● **Set problem**
Copy nothing but the part that opens with the line containing "Reproduce this chart" and closes with the line containing "CartesianGrid, Legend, Label". Do not include pictures.

## start Supplied entries

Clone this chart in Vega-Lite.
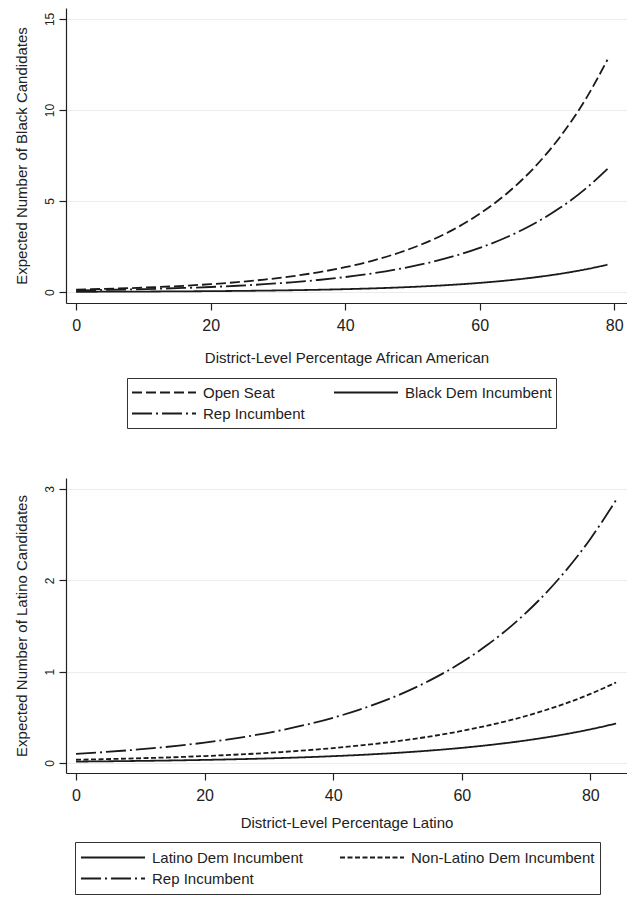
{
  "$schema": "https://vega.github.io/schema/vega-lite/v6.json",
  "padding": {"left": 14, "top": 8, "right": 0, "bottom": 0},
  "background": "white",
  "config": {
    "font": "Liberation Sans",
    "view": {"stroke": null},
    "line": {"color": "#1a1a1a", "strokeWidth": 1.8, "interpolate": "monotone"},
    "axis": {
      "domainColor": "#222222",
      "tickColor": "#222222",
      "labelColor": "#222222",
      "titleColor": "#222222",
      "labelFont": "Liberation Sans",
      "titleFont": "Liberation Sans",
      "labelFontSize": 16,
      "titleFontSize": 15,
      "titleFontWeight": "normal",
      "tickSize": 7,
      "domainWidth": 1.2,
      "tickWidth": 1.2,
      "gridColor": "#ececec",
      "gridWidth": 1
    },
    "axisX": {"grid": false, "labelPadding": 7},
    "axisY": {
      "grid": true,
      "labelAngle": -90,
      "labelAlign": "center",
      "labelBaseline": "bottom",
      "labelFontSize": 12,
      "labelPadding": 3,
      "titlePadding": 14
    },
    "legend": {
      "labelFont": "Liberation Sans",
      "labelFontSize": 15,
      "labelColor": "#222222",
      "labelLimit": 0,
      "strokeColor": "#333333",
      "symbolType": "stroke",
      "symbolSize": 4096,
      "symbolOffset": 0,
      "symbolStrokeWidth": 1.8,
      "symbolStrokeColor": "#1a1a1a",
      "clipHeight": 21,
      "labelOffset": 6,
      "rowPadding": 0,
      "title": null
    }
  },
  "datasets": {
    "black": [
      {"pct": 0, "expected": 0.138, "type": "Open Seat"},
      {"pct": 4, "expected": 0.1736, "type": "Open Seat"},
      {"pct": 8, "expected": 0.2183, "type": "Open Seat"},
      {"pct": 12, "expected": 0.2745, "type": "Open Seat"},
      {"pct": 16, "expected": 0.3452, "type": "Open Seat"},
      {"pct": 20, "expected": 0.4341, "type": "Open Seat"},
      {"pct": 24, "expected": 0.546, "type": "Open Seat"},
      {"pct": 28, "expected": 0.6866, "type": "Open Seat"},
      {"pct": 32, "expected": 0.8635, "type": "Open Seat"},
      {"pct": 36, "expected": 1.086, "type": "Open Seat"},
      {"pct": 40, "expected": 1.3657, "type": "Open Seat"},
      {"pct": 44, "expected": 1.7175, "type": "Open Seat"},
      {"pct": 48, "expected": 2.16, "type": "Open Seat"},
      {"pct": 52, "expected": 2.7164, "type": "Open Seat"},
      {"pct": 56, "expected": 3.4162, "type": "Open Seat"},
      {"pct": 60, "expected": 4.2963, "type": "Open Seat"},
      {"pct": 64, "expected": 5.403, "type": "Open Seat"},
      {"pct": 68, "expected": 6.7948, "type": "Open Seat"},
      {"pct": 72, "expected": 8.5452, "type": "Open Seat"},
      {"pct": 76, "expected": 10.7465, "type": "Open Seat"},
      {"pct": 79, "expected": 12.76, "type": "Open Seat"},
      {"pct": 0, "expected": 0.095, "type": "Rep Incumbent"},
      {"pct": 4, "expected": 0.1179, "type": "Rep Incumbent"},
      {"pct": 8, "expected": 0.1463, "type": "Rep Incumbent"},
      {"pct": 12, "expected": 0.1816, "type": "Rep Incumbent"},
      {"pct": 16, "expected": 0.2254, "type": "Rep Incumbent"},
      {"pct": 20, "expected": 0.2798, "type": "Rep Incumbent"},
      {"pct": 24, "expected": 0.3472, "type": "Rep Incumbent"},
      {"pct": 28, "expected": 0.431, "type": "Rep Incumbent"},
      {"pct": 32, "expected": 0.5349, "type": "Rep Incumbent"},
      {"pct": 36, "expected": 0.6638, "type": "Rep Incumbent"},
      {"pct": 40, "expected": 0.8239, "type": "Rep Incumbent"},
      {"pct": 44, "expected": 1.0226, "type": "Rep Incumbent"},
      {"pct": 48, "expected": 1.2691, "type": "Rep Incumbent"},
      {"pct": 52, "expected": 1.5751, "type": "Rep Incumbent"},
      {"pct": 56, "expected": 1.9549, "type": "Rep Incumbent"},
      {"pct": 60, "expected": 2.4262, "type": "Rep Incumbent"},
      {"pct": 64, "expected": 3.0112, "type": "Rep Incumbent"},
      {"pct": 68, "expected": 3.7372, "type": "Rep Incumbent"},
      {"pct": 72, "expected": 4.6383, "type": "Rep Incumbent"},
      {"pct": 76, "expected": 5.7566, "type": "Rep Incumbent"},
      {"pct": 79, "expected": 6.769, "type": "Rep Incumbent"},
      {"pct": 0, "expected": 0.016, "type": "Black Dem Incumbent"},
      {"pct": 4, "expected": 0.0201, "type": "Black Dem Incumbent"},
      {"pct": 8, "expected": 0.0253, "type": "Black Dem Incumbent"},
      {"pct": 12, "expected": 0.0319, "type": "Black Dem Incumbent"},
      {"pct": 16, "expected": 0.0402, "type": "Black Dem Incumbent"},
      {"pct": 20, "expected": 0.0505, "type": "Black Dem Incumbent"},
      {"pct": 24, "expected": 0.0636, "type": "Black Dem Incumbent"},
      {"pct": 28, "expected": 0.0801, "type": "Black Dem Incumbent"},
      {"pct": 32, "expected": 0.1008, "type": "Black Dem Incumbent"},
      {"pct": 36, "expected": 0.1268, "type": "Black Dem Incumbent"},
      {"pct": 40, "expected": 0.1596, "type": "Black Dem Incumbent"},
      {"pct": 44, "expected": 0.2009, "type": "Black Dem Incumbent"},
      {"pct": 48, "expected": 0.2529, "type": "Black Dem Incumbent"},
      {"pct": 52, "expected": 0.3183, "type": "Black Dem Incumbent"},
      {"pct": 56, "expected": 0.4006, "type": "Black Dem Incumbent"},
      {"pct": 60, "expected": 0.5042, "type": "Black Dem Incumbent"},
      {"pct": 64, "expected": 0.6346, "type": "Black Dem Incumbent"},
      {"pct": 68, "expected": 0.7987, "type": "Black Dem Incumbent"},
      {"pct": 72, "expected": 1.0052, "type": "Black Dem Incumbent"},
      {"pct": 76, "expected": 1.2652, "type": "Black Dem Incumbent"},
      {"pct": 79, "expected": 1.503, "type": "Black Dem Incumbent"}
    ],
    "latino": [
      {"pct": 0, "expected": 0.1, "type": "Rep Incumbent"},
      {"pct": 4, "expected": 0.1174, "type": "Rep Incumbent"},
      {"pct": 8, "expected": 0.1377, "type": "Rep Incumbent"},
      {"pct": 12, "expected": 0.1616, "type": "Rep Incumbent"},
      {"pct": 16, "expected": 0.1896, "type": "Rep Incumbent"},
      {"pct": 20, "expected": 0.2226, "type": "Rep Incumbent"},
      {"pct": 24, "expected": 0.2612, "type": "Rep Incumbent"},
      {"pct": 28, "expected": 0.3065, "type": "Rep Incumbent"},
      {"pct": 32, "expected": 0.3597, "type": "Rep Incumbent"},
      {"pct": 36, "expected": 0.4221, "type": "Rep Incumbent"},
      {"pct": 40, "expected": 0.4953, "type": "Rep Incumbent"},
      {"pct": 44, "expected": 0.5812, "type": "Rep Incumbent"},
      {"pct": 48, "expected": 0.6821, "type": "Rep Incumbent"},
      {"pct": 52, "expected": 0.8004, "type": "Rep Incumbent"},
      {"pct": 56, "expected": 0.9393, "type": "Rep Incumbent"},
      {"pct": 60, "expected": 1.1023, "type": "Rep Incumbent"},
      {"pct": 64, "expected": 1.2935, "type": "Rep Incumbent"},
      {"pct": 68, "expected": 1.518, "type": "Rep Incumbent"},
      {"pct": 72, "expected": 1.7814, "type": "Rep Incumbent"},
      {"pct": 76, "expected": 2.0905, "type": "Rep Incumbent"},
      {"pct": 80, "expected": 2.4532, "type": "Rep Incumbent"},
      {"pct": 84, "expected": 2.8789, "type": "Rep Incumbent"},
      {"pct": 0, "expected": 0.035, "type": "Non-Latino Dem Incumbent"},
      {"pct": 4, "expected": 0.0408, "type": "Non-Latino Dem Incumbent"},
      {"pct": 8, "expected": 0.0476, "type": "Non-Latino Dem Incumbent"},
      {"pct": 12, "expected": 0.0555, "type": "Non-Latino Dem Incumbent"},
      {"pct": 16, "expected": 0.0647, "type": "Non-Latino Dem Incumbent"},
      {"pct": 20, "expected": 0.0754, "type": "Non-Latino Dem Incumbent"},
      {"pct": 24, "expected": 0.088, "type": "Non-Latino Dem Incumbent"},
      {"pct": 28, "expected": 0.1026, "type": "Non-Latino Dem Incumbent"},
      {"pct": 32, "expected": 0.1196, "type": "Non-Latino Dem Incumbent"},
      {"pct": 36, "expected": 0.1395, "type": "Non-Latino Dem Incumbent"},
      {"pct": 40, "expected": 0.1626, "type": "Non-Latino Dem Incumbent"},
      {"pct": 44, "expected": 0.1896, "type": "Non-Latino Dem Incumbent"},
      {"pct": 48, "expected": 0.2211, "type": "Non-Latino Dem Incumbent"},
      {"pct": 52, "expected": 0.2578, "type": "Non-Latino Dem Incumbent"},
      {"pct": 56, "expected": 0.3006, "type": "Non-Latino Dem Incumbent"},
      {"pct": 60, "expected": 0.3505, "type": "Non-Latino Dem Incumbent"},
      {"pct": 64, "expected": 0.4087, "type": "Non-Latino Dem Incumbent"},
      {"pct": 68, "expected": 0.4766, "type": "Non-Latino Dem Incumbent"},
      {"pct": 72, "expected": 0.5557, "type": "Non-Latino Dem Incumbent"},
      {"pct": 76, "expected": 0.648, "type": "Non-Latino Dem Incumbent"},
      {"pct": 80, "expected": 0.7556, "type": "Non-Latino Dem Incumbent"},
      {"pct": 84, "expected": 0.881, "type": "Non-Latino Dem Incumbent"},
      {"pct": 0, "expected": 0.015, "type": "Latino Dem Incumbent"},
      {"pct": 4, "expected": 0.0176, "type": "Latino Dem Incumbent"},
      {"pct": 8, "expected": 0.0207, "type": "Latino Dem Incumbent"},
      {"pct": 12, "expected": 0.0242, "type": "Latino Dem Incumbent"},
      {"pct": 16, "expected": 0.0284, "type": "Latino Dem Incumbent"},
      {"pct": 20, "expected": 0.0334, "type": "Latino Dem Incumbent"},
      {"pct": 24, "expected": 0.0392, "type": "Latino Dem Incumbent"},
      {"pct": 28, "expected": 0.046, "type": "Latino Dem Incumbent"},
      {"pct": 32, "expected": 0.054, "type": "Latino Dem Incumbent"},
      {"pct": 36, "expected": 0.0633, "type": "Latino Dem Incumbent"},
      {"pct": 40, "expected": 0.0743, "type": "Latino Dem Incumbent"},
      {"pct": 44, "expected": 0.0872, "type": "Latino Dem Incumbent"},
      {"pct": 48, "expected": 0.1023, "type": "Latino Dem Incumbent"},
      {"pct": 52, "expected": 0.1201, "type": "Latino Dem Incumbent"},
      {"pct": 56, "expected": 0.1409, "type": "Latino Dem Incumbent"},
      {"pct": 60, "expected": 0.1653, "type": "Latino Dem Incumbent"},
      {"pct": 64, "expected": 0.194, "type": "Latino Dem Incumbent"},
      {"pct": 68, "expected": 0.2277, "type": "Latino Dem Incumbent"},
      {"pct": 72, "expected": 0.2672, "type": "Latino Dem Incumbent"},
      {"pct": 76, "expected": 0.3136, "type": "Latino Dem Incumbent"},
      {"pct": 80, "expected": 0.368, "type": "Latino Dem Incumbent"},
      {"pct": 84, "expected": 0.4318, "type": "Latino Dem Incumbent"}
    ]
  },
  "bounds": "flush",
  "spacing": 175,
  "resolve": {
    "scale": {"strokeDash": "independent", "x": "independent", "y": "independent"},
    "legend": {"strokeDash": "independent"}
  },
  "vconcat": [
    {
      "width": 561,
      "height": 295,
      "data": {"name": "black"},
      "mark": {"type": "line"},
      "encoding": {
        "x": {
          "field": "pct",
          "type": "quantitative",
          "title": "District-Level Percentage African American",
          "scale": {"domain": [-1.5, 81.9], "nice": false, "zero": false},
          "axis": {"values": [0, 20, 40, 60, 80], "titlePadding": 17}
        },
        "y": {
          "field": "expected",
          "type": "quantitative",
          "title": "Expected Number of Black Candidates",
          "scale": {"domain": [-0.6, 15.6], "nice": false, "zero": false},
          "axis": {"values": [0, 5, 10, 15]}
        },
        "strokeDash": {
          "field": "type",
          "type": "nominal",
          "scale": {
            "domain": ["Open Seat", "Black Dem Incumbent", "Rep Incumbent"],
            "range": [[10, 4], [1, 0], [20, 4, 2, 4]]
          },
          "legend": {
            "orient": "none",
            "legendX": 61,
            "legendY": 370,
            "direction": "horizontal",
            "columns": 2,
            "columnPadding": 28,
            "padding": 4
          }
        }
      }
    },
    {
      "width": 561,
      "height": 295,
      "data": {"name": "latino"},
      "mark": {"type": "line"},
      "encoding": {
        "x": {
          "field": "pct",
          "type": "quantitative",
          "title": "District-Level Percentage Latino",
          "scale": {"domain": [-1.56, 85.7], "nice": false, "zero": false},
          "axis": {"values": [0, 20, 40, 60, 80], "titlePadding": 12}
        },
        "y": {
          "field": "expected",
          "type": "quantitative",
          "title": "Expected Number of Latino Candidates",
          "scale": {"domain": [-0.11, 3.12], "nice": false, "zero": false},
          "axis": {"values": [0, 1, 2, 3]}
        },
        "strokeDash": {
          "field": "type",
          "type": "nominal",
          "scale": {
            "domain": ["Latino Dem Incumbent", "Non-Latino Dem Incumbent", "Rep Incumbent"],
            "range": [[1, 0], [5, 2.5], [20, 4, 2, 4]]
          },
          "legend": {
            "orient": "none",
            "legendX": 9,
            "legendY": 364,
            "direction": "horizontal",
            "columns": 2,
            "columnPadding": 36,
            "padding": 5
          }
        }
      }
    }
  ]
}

## end Supplied entries
## start Supplied entries

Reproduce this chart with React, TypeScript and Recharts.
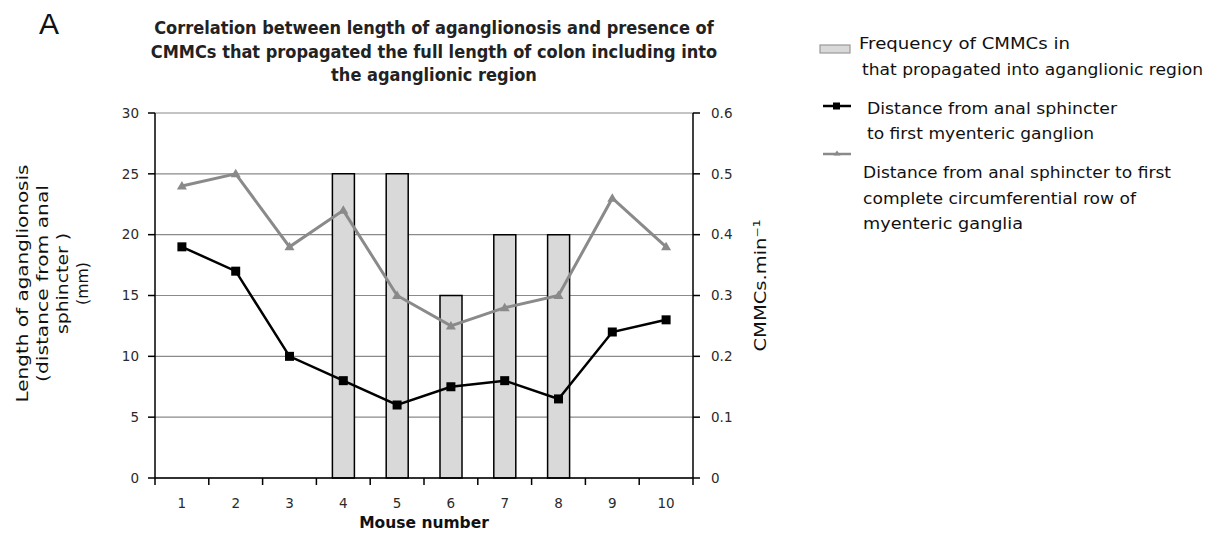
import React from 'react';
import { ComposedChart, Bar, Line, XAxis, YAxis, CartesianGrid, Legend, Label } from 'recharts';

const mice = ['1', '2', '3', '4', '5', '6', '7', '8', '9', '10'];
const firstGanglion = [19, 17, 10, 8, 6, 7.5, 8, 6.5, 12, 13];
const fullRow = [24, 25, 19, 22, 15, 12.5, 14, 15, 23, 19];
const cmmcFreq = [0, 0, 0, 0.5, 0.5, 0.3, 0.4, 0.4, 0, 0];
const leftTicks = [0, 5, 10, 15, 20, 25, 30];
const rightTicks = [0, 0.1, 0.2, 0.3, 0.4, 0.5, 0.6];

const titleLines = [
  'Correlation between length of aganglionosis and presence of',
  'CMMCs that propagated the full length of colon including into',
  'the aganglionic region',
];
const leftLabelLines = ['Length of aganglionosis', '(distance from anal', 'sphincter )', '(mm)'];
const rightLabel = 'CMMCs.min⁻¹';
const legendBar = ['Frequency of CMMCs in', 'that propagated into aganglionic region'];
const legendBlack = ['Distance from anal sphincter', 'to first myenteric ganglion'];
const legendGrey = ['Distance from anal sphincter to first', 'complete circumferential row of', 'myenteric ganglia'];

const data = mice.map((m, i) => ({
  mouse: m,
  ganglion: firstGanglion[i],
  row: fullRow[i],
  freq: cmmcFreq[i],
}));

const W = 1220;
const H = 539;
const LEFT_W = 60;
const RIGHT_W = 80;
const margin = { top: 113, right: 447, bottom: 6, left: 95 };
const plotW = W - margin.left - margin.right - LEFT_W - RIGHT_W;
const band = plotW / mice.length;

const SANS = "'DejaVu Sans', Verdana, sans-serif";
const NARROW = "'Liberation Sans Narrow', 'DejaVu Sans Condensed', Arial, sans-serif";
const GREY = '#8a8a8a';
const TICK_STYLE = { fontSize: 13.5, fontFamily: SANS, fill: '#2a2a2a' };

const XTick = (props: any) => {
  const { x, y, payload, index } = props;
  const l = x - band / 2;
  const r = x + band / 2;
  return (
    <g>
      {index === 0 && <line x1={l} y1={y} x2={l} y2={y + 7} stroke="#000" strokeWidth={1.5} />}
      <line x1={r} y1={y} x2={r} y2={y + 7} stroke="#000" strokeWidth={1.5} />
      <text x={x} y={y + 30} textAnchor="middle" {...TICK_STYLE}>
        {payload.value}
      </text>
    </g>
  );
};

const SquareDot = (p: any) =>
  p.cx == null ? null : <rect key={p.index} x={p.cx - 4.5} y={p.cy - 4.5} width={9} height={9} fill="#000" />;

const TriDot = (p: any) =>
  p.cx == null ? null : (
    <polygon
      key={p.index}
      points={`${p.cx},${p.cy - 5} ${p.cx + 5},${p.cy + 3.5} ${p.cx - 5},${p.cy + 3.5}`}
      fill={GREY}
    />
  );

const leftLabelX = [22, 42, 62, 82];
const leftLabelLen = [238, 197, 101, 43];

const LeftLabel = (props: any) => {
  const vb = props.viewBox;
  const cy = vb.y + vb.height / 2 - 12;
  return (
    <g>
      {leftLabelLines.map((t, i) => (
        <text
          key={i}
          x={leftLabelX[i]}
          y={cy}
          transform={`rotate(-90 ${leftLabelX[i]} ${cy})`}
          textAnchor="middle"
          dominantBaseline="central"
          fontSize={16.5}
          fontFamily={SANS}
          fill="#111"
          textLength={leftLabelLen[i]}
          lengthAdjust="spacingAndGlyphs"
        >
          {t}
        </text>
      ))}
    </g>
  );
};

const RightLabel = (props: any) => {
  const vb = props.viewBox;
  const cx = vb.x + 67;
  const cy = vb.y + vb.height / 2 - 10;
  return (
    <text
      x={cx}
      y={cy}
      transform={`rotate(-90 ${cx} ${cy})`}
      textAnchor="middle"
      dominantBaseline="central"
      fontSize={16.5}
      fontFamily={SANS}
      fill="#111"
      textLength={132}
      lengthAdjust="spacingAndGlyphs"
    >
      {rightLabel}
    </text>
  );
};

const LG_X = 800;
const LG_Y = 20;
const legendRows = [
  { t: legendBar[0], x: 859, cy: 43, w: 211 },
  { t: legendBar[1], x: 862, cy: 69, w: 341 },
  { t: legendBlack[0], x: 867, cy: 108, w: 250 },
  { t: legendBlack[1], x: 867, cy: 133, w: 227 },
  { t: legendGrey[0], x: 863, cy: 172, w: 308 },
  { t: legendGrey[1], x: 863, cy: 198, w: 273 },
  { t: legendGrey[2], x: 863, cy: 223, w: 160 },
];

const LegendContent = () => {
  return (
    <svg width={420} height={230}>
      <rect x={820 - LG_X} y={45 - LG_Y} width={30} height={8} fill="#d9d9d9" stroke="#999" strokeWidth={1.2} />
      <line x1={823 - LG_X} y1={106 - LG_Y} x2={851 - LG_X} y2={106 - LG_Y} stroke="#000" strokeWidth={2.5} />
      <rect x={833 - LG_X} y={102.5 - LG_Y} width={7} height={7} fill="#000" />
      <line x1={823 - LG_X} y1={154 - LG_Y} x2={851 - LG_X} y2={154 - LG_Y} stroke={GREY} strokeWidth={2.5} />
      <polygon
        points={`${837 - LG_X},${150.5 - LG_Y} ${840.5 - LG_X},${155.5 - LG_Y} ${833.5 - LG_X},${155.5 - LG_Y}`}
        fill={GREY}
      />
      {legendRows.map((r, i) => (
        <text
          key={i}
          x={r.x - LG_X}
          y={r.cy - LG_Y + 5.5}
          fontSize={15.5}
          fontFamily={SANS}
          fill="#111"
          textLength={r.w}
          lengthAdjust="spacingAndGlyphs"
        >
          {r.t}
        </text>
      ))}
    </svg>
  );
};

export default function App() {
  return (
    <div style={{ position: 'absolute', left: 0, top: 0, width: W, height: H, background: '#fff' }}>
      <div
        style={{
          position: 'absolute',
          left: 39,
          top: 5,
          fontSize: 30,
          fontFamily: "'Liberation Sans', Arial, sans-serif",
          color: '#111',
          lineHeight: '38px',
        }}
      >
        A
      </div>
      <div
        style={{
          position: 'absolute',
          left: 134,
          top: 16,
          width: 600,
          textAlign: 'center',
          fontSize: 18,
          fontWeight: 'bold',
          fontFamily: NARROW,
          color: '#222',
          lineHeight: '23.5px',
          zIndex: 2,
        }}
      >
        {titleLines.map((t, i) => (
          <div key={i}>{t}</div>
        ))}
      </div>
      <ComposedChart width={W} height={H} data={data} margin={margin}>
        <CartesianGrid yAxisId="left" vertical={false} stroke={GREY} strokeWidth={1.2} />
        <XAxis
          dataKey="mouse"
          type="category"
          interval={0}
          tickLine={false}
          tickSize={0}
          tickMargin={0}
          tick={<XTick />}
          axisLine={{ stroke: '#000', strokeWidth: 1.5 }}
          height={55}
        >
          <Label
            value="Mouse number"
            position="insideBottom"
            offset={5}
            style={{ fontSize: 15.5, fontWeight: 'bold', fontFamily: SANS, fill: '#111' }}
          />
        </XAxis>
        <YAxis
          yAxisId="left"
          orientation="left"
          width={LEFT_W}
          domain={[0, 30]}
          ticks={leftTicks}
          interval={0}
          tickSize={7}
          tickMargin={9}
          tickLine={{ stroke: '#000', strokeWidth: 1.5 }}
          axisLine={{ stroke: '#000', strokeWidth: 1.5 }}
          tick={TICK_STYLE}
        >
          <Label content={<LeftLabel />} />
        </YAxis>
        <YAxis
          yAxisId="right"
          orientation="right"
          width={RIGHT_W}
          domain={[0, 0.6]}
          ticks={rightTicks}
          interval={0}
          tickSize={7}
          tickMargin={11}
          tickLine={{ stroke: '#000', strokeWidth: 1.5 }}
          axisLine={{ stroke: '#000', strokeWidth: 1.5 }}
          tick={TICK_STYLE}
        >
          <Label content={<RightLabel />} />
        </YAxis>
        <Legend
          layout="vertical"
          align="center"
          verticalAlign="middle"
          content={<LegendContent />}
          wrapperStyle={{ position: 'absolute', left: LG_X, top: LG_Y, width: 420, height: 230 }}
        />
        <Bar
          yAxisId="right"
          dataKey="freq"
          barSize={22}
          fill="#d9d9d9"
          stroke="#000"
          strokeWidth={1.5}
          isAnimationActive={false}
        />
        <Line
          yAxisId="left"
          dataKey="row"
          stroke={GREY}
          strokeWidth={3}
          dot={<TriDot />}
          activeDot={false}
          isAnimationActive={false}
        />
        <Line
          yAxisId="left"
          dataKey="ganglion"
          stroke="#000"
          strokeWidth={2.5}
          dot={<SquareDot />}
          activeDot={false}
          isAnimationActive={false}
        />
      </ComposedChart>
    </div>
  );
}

## end Supplied entries

● **Solution to the exercise**
Reproduce this chart with React, TypeScript and Recharts.
import React from 'react';
import { ComposedChart, Bar, Line, XAxis, YAxis, CartesianGrid, Legend, Label } from 'recharts';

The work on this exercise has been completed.